Tax plan could backfire, Rio Tinto warns

RIO TINTO has warned that the federal government’s plan to crack down on the tax minimisation strategies used by global companies such as Google and Amazon could ”come back to bite” Australia if other countries started doing the same.

The comments by the mining company came as the federal Assistant Treasurer, David Bradbury, cautioned that Australia’s corporate tax base risked becoming unsustainable if authorities failed to keep pace with dramatic structural changes in the global economy.

Mr Bradbury outlined plans to convene a specialist reference group of business leaders, tax experts, academics and community representatives to examine measures to combat the practice.

He said the digital disruption brought about by the internet and changes in technology had transformed the way economic activity was occurring.

He said these changes were putting pressure on the corporate tax system in Australia.

”Increasingly, governments are discovering the lack of effectiveness in the digital age of international tax concepts created for the industrial age,” Mr Bradbury told an Institute of Chartered Accountants national tax conference.

He proposed that corporate tax should be based on profits that reflect the ”economic activity” attributable to Australia. Currently, corporate tax in Australia is levied on the source of activity.
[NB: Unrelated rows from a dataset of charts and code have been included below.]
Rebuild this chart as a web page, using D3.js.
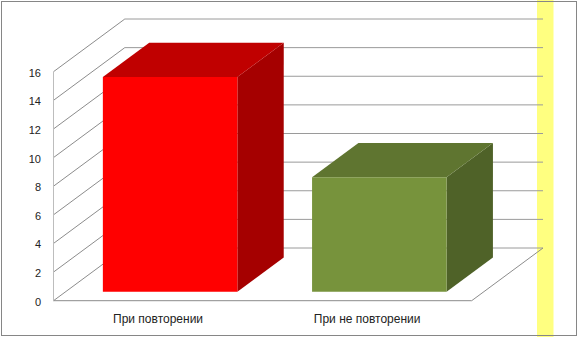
<!DOCTYPE html>
<html>
<head>
<meta charset="utf-8">
<script src="https://cdn.jsdelivr.net/npm/d3@7"></script>
<style>
  body { margin: 0; background: #fff; }
  svg { display: block; font-family: "Liberation Sans", Arial, sans-serif; }
</style>
</head>
<body>
<script>
// data
const categories = ["При повторении", "При не повторении"];
const values = [15, 8];
const tickValues = [0, 2, 4, 6, 8, 10, 12, 14, 16];
const frontColors = ["#ff0000", "#77933c"];
const topColors = ["#c00000", "#5f7530"];
const sideColors = ["#a50000", "#4f6228"];

const W = 578, H = 337;
// depth of the 3d box (full depth offset)
const DX = 71.3, DY = 52.7;
// bars sit between these depth fractions
const d0 = 0.17, d1 = 0.82;

const svg = d3.select("body").append("svg")
    .attr("width", W)
    .attr("height", H);

// yellow stripe on the right
svg.append("rect")
    .attr("x", 537).attr("y", 0)
    .attr("width", 16.5).attr("height", H)
    .attr("fill", "#ffff80");

const x = d3.scaleBand()
    .domain(categories)
    .range([53.5, 471.7])
    .paddingInner(0.357)
    .paddingOuter(0.178);

const xCat = d3.scaleBand()
    .domain(categories)
    .range([53.5, 471.7]);

const y = d3.scaleLinear()
    .domain([0, 16])
    .range([300.7, 71.7]);

function proj(px, py, d) {
    return [px + d * DX, py - d * DY];
}

const x0 = x.range()[0], x1 = x.range()[1];
const grid = svg.append("g");

// side wall + back wall lines
tickValues.forEach(function(v) {
    const a = proj(x0, y(v), 0), b = proj(x0, y(v), 1), c = proj(x1, y(v), 1);
    grid.append("line")
        .attr("x1", a[0]).attr("y1", a[1]).attr("x2", b[0]).attr("y2", b[1])
        .attr("stroke", "#8c8c8c").attr("stroke-width", 1);
    grid.append("line")
        .attr("x1", b[0]).attr("y1", b[1]).attr("x2", c[0]).attr("y2", c[1])
        .attr("stroke", "#9a9a9a").attr("stroke-width", 1);
});

// floor
const fr = proj(x1, y(0), 1);
grid.append("line")
    .attr("x1", x0).attr("y1", y(0)).attr("x2", x1).attr("y2", y(0))
    .attr("stroke", "#8c8c8c");
grid.append("line")
    .attr("x1", x1).attr("y1", y(0)).attr("x2", fr[0]).attr("y2", fr[1])
    .attr("stroke", "#8c8c8c");

// front vertical axis line
grid.append("line")
    .attr("x1", x0).attr("y1", y(0)).attr("x2", x0).attr("y2", y(16))
    .attr("stroke", "#bdbdbd");

// bars
const bars = svg.append("g");
categories.forEach(function(cat, i) {
    const bx0 = x(cat), bx1 = x(cat) + x.bandwidth();
    const top = y(values[i]), base = y(0);
    const p = function(px, py, d) { return proj(px, py, d).join(","); };

    // right side
    bars.append("polygon")
        .attr("points", [p(bx1, base, d0), p(bx1, top, d0), p(bx1, top, d1), p(bx1, base, d1)].join(" "))
        .attr("fill", sideColors[i]);
    // top
    bars.append("polygon")
        .attr("points", [p(bx0, top, d0), p(bx1, top, d0), p(bx1, top, d1), p(bx0, top, d1)].join(" "))
        .attr("fill", topColors[i]);
    // front
    bars.append("polygon")
        .attr("points", [p(bx0, base, d0), p(bx1, base, d0), p(bx1, top, d0), p(bx0, top, d0)].join(" "))
        .attr("fill", frontColors[i]);
});

// tick labels
svg.append("g").selectAll("text")
    .data(tickValues)
    .join("text")
    .attr("x", 41)
    .attr("y", d => y(d) + 5)
    .attr("text-anchor", "end")
    .attr("font-size", 11)
    .attr("fill", "#222")
    .text(d => d);

// category labels
svg.append("g").selectAll("text")
    .data(categories)
    .join("text")
    .attr("x", d => xCat(d) + xCat.bandwidth() / 2)
    .attr("y", 323)
    .attr("text-anchor", "middle")
    .attr("font-size", 12)
    .attr("fill", "#222")
    .text(d => d);

// outer border
svg.append("rect")
    .attr("x", 1.5).attr("y", 1.5)
    .attr("width", 575).attr("height", 334)
    .attr("fill", "none")
    .attr("stroke", "#868686");
</script>
</body>
</html>
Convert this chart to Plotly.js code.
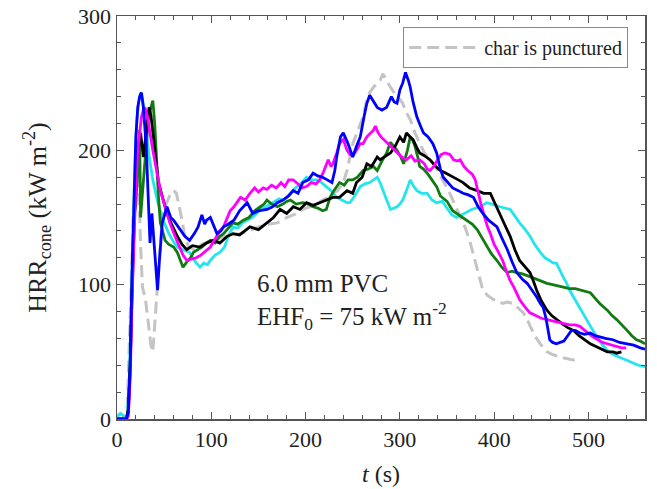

Company documents filed with Australian, European and Asian authorities show the Australian arms of Apple, Google and eBay are part of complex networks of subsidiaries held by their US parents

through intermediary companies in tax havens.

In April, the Tax Office hit Apple with a $28.5 million bill for back taxes. Google Australia declared a loss of $3.9 million last year and paid just $74,176 in Australian tax, despite generating revenue of more than $1 billion here.

But Rio Tinto’s tax head for the Asia-Pacific region, Ross Lyons, said if the government started tinkering with the source-based tax regime, and instead focused on where income was generated to try to capture companies such as Google, then it could end up costing the government revenue.

Speaking after the event, Mr Lyons said from Rio’s perspective, the big miner did not have any income sourced in China and that’s why Rio pays a very low amount of income tax: because that’s the way a source-based tax system works and the Chinese accept that.

”[But] if the government wants to start unravelling that sort of concept in Australia to try to tax foreign taxpayers on the basis that they should be paying more tax because they’ve got sales in Australia, watch out, [because] other countries might start doing the same to us,” he told BusinessDay.

Mr Lyons said if the Chinese government suddenly said it would start taxing some of the income that Rio Tinto booked in Australia and paid tax on in Australia, then companies like Rio could make use of the double tax agreement between the two countries.

”We could claim credit relief in Australia for the Chinese tax paid, so the loser would be the Australian government at the end of the day, because the tax agreement makes it quite clear that you don’t tax income twice,” he said.

Mr Lyons said the Henry tax review offered a better alternative for what the government was trying to do.

”The Henry review actually said [to] look at a more modern expenditure-based tax that deals with e-commerce and deals with destination as to where the business spends its money.

”I think that kind of idea is what the government needs to start looking at,” he said.